> [Collected material]:
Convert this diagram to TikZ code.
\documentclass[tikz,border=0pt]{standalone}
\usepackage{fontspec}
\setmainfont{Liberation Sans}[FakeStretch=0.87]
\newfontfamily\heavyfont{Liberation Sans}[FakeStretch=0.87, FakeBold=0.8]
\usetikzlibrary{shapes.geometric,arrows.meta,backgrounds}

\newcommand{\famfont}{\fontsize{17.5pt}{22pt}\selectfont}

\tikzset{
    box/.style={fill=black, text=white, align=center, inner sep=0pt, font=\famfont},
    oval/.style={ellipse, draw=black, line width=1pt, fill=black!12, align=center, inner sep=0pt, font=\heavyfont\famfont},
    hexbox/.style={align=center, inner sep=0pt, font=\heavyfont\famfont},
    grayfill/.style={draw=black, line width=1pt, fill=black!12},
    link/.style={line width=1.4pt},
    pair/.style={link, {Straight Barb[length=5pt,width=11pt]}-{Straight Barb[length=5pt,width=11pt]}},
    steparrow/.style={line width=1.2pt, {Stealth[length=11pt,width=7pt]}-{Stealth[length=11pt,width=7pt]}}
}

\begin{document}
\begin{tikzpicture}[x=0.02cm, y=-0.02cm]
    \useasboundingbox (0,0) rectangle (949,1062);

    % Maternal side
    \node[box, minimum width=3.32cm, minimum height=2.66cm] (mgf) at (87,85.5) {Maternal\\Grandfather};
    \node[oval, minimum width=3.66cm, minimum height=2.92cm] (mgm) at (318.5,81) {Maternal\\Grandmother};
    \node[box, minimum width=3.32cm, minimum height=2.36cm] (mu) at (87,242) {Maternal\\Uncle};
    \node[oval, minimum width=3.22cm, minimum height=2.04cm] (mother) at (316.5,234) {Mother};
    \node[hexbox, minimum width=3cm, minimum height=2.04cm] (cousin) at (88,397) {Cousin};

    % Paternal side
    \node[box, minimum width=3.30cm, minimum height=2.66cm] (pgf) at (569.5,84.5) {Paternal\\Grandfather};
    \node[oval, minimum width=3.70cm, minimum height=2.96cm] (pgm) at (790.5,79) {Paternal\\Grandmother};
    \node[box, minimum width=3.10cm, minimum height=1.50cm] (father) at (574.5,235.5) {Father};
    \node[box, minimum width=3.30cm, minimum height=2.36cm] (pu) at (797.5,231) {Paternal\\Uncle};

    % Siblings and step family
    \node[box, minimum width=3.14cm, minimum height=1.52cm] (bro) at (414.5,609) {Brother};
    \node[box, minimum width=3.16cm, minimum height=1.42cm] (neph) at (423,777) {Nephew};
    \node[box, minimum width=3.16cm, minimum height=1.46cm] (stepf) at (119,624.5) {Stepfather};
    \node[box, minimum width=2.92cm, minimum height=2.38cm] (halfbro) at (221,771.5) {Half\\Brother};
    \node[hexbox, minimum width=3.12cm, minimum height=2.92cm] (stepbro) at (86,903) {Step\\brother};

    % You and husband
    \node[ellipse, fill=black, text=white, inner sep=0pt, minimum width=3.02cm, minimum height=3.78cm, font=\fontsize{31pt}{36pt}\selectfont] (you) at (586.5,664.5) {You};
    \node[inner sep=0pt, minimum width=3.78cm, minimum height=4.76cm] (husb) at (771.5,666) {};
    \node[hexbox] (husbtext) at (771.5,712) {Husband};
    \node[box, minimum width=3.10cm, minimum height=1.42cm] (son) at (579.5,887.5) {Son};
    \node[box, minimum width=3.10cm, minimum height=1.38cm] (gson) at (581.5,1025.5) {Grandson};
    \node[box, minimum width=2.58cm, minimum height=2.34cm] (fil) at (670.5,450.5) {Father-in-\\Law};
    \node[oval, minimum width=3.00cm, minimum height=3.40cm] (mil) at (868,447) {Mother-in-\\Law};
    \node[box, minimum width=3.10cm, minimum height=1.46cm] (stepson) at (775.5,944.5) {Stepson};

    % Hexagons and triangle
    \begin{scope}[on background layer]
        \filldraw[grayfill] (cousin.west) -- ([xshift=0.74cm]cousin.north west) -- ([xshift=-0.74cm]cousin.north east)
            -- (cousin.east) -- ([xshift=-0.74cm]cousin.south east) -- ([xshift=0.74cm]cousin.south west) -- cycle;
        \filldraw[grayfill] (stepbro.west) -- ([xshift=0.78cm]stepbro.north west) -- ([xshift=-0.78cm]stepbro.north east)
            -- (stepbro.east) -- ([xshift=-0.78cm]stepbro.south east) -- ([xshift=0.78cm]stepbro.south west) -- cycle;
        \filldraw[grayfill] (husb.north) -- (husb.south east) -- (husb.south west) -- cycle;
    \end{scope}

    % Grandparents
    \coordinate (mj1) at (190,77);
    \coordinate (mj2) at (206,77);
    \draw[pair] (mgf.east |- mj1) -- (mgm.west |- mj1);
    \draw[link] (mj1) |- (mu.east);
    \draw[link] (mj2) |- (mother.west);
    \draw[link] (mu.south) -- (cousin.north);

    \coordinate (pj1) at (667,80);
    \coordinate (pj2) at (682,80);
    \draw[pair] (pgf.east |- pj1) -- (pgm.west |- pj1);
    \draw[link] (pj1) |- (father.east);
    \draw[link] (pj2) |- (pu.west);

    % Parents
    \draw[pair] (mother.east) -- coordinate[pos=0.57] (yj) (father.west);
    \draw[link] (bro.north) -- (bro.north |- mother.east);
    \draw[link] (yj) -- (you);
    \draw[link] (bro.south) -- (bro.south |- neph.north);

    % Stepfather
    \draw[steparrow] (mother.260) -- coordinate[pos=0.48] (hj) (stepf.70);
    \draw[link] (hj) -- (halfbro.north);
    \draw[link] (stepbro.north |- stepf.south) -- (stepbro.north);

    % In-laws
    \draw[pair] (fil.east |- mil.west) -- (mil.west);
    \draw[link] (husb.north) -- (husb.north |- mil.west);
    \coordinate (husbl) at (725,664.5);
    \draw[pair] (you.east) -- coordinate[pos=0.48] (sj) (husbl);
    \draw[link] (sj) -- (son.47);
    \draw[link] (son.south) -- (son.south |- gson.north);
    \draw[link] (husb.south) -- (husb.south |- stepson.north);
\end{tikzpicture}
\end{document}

> [Exercise]: Print the whole listing again, exactly.

> [Answer to the problem]:
Convert this diagram to TikZ code.
\documentclass[tikz,border=0pt]{standalone}
\usepackage{fontspec}
\setmainfont{Liberation Sans}[FakeStretch=0.87]
\newfontfamily\heavyfont{Liberation Sans}[FakeStretch=0.87, FakeBold=0.8]
\usetikzlibrary{shapes.geometric,arrows.meta,backgrounds}

\newcommand{\famfont}{\fontsize{17.5pt}{22pt}\selectfont}

\tikzset{
    box/.style={fill=black, text=white, align=center, inner sep=0pt, font=\famfont},
    oval/.style={ellipse, draw=black, line width=1pt, fill=black!12, align=center, inner sep=0pt, font=\heavyfont\famfont},
    hexbox/.style={align=center, inner sep=0pt, font=\heavyfont\famfont},
    grayfill/.style={draw=black, line width=1pt, fill=black!12},
    link/.style={line width=1.4pt},
    pair/.style={link, {Straight Barb[length=5pt,width=11pt]}-{Straight Barb[length=5pt,width=11pt]}},
    steparrow/.style={line width=1.2pt, {Stealth[length=11pt,width=7pt]}-{Stealth[length=11pt,width=7pt]}}
}

\begin{document}
\begin{tikzpicture}[x=0.02cm, y=-0.02cm]
    \useasboundingbox (0,0) rectangle (949,1062);

    % Maternal side
    \node[box, minimum width=3.32cm, minimum height=2.66cm] (mgf) at (87,85.5) {Maternal\\Grandfather};
    \node[oval, minimum width=3.66cm, minimum height=2.92cm] (mgm) at (318.5,81) {Maternal\\Grandmother};
    \node[box, minimum width=3.32cm, minimum height=2.36cm] (mu) at (87,242) {Maternal\\Uncle};
    \node[oval, minimum width=3.22cm, minimum height=2.04cm] (mother) at (316.5,234) {Mother};
    \node[hexbox, minimum width=3cm, minimum height=2.04cm] (cousin) at (88,397) {Cousin};

    % Paternal side
    \node[box, minimum width=3.30cm, minimum height=2.66cm] (pgf) at (569.5,84.5) {Paternal\\Grandfather};
    \node[oval, minimum width=3.70cm, minimum height=2.96cm] (pgm) at (790.5,79) {Paternal\\Grandmother};
    \node[box, minimum width=3.10cm, minimum height=1.50cm] (father) at (574.5,235.5) {Father};
    \node[box, minimum width=3.30cm, minimum height=2.36cm] (pu) at (797.5,231) {Paternal\\Uncle};

    % Siblings and step family
    \node[box, minimum width=3.14cm, minimum height=1.52cm] (bro) at (414.5,609) {Brother};
    \node[box, minimum width=3.16cm, minimum height=1.42cm] (neph) at (423,777) {Nephew};
    \node[box, minimum width=3.16cm, minimum height=1.46cm] (stepf) at (119,624.5) {Stepfather};
    \node[box, minimum width=2.92cm, minimum height=2.38cm] (halfbro) at (221,771.5) {Half\\Brother};
    \node[hexbox, minimum width=3.12cm, minimum height=2.92cm] (stepbro) at (86,903) {Step\\brother};

    % You and husband
    \node[ellipse, fill=black, text=white, inner sep=0pt, minimum width=3.02cm, minimum height=3.78cm, font=\fontsize{31pt}{36pt}\selectfont] (you) at (586.5,664.5) {You};
    \node[inner sep=0pt, minimum width=3.78cm, minimum height=4.76cm] (husb) at (771.5,666) {};
    \node[hexbox] (husbtext) at (771.5,712) {Husband};
    \node[box, minimum width=3.10cm, minimum height=1.42cm] (son) at (579.5,887.5) {Son};
    \node[box, minimum width=3.10cm, minimum height=1.38cm] (gson) at (581.5,1025.5) {Grandson};
    \node[box, minimum width=2.58cm, minimum height=2.34cm] (fil) at (670.5,450.5) {Father-in-\\Law};
    \node[oval, minimum width=3.00cm, minimum height=3.40cm] (mil) at (868,447) {Mother-in-\\Law};
    \node[box, minimum width=3.10cm, minimum height=1.46cm] (stepson) at (775.5,944.5) {Stepson};

    % Hexagons and triangle
    \begin{scope}[on background layer]
        \filldraw[grayfill] (cousin.west) -- ([xshift=0.74cm]cousin.north west) -- ([xshift=-0.74cm]cousin.north east)
            -- (cousin.east) -- ([xshift=-0.74cm]cousin.south east) -- ([xshift=0.74cm]cousin.south west) -- cycle;
        \filldraw[grayfill] (stepbro.west) -- ([xshift=0.78cm]stepbro.north west) -- ([xshift=-0.78cm]stepbro.north east)
            -- (stepbro.east) -- ([xshift=-0.78cm]stepbro.south east) -- ([xshift=0.78cm]stepbro.south west) -- cycle;
        \filldraw[grayfill] (husb.north) -- (husb.south east) -- (husb.south west) -- cycle;
    \end{scope}

    % Grandparents
    \coordinate (mj1) at (190,77);
    \coordinate (mj2) at (206,77);
    \draw[pair] (mgf.east |- mj1) -- (mgm.west |- mj1);
    \draw[link] (mj1) |- (mu.east);
    \draw[link] (mj2) |- (mother.west);
    \draw[link] (mu.south) -- (cousin.north);

    \coordinate (pj1) at (667,80);
    \coordinate (pj2) at (682,80);
    \draw[pair] (pgf.east |- pj1) -- (pgm.west |- pj1);
    \draw[link] (pj1) |- (father.east);
    \draw[link] (pj2) |- (pu.west);

    % Parents
    \draw[pair] (mother.east) -- coordinate[pos=0.57] (yj) (father.west);
    \draw[link] (bro.north) -- (bro.north |- mother.east);
    \draw[link] (yj) -- (you);
    \draw[link] (bro.south) -- (bro.south |- neph.north);

    % Stepfather
    \draw[steparrow] (mother.260) -- coordinate[pos=0.48] (hj) (stepf.70);
    \draw[link] (hj) -- (halfbro.north);
    \draw[link] (stepbro.north |- stepf.south) -- (stepbro.north);

    % In-laws
    \draw[pair] (fil.east |- mil.west) -- (mil.west);
    \draw[link] (husb.north) -- (husb.north |- mil.west);
    \coordinate (husbl) at (725,664.5);
    \draw[pair] (you.east) -- coordinate[pos=0.48] (sj) (husbl);
    \draw[link] (sj) -- (son.47);
    \draw[link] (son.south) -- (son.south |- gson.north);
    \draw[link] (husb.south) -- (husb.south |- stepson.north);
\end{tikzpicture}
\end{document}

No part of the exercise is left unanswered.